May 24, 2017

Moving Body, Healthy Brain, Happy Child

Laurie Flaherty, a January 2016 LGK Early Childhood Superhero, is founder and co-director of AB2: Active Body, Active Brain, Creative Movement-Based Early Childhood Curriculum. She is also founder and former executive/artistic director of Green Mountain Performing Arts. She is an instructor for Vermont Northern Lights Career Development Center and a certified teacher in Brain-Compatible Dance Education. Laurie received her Bachelor’s degree in English from the University of Massachusetts and has always had a passion for education and the arts. She teaches classes and workshops across the state of Vermont and she is always looking for new ways to make learning active, fun and creative.

The Body Mind Connection 

The brain is a bustling hub of energy during a child’s earliest years as one million new brain connections are formed every second. To encourage healthy brain development, it is critical that we give our children positive stimulation during the early years. One way to do this is through creative movement. 

Anne Green Gilbert has done extensive research as a dance educator with a focus on how movement affects brain development. Her books—Brain-Compatible Dance Education and Teaching the Three R’s Through Movement—have become the basis for all of my teaching and curriculum. I begin my classes with the BrainDance, which Gilbert developed as a body–brain warm-up exercise comprised of eight developmental movement patterns that healthy human beings naturally progress through in the first year of life.

Babies first do these fundamental movements on their tummies, sides and backs and continue these movement patterns as they learn to crawl and walk. Movement forms millions of connections within the developing nervous system. Repeated movement strengthens pathways that run between the body and the brain, laying the foundation for sensory-motor development and lifelong learning. When patterns are disrupted, due to such things as birth trauma, illness, head injuries or not enough floor time as a baby, it can create a gap in a person’s brain development, which can lead to a number of difficulties such as behavioral disorders, learning disabilities, and speech and balance problems. Cycling through the patterns daily or weekly can help reorganize the central nervous system, which may help us to fill in any missing gaps for children.

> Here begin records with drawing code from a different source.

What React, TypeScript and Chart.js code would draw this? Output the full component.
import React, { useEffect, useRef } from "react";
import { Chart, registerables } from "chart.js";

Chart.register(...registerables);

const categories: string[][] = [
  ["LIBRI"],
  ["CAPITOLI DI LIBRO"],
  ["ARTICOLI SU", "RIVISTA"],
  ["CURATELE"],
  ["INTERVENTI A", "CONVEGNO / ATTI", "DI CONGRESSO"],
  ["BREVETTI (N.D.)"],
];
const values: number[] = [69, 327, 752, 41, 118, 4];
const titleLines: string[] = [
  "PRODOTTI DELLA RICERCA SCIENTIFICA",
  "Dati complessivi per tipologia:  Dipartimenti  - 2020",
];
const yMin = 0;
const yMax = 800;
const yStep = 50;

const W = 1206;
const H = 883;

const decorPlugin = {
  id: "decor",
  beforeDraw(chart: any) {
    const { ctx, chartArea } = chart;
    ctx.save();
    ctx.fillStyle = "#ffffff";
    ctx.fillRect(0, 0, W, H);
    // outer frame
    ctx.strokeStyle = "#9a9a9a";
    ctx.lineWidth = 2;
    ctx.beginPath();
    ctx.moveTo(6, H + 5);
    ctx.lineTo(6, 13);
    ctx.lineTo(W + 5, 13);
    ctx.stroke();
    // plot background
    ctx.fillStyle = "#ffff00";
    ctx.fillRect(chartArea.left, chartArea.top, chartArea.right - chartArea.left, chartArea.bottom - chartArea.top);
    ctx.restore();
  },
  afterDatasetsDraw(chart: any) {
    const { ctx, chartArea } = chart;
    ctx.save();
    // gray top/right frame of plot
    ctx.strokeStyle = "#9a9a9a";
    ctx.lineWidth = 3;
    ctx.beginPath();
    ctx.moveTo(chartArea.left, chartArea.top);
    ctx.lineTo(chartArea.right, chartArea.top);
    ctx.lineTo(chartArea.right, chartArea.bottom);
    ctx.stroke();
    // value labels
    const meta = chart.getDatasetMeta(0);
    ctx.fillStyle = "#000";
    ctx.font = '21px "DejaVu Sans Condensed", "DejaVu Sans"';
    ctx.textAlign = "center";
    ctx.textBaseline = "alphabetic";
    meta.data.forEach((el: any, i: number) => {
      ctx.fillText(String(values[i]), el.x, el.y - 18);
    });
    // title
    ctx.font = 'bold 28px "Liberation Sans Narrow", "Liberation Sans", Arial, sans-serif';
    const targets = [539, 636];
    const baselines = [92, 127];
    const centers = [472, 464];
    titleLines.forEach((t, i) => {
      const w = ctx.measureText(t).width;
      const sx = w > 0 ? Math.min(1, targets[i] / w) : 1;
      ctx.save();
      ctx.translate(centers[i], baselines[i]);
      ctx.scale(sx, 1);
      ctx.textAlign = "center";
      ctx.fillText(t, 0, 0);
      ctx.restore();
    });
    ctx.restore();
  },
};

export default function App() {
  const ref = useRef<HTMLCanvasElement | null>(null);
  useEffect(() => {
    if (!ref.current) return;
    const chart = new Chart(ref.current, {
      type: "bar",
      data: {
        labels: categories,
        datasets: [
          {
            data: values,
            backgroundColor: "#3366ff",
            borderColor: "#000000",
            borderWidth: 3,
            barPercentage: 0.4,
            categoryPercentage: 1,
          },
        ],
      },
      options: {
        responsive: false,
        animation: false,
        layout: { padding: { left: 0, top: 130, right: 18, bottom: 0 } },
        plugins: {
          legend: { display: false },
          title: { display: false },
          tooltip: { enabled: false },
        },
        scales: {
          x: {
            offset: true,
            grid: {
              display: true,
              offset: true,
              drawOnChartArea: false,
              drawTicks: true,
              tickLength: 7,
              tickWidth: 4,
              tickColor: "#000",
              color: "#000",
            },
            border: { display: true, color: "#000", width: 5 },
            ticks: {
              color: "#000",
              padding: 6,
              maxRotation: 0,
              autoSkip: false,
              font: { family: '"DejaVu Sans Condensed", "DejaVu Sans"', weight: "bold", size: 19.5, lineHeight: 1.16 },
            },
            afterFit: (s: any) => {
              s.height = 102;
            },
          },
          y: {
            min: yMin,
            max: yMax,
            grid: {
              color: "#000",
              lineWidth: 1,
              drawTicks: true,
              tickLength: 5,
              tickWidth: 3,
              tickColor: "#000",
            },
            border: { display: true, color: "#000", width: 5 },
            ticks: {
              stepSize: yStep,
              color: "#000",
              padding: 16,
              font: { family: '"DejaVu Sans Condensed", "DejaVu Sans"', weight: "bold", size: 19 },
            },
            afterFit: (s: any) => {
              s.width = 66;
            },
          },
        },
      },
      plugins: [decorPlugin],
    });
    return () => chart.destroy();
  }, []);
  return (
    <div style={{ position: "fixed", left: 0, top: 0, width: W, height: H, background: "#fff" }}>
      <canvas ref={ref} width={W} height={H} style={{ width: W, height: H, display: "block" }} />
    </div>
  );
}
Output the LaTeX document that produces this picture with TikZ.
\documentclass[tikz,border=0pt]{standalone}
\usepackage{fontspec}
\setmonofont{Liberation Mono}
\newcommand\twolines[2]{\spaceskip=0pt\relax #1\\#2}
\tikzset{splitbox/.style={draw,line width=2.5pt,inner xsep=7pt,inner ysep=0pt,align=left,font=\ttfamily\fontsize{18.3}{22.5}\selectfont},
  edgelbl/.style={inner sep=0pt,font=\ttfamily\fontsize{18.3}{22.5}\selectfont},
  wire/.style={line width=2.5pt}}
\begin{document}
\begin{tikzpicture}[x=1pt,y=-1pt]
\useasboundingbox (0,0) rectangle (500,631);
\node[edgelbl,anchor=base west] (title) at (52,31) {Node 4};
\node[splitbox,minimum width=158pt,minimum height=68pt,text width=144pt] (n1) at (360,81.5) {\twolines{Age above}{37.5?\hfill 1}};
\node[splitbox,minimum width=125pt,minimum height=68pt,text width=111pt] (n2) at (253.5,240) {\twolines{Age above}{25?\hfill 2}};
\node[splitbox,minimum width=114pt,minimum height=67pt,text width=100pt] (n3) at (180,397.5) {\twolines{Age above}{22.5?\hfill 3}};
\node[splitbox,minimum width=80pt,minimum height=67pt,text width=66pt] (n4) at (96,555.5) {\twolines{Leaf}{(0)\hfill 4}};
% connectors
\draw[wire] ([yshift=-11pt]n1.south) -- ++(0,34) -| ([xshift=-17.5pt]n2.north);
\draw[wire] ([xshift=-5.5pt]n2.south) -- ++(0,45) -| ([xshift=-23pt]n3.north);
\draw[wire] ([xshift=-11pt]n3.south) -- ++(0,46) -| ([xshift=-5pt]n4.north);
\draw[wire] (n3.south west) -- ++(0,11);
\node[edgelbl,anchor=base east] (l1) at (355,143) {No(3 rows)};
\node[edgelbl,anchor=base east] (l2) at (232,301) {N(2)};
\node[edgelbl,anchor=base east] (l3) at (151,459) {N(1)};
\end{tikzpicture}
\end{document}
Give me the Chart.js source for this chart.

Benefits of Movement in Learning

There are many benefits to incorporating movement into learning:

  • Increases mental alertness, memory (because all the senses are stimulated), social skills, self-expression and self-confidence.
  • Increases blood and oxygen flow to the respiratory system and the brain, leading to improved focus and attention.
  • Increases motor development and helps children to gain strength, flexibility and balance.
  • Makes learning more fun. Students are excited to learn, engaged, involved, willing to take more risks and more cooperative. 
  • Encourages children to be healthier and more physically fit. Movement helps release endorphins, which lower any stress children might be feeling. This helps to support learning, cognitive, social and emotional growth.
  • Helps to build confidence in children who feel shy about participating in a group setting. 
  • Allows children to work at their own rate, encouraging the success of each child. There is no right or wrong way to interpret, explore or create movement. This, in turn, helps to build a positive self-concept.
  • Provides an opportunity for use of critical and creative thinking at the same time. Children need to think, move and feel all at once. This stimulates so many different areas of the brain all at the same time.

Movement for Broad Assessment

Using movement during learning is also an excellent way to assess deficiencies or learning challenges. By using movement during learning, parents, caregivers and adults working with young children can become aware of sensory and motor deficits in children, which, if not detected may manifest in social, emotional, physical or cognitive delays or difficulties. With early identification and intervention, these deficits can be lessened or prevented altogether.

Teaching with Movement

Almost anything can be taught with movement, including math, literacy, social studies, science and foreign languages. For example, even with infants, who are sponges for math skills, you can start by creating a lesson on rhythm. After establishing a steady beat with a drum or hand-clapping, count the beat out loud and then change the beat to make a pattern. To teach early literacy skills to toddlers, start by writing a word such as “C-A-T” on a whiteboard. After identifying each letter and sounding it out, everyone can act like cats by creeping around the room, rolling with an imaginary ball of string, pouncing and stretching. Each child can be given a long piece of string to spell out the letters “C-A-T” followed by everyone bending their bodies to spell out the letters. The exercise can end with a reading of a story about cats, which can then be acted out. The possibilities from one short lesson are endless!

Movement during learning not only makes learning fun, it helps fuel the brain and body with energy. This sparkling energy helps to ignite and cement early learning. An enriching environment filled with creative movement will promote the development of a healthy body and will help to encourage healthy, happy and focused learners.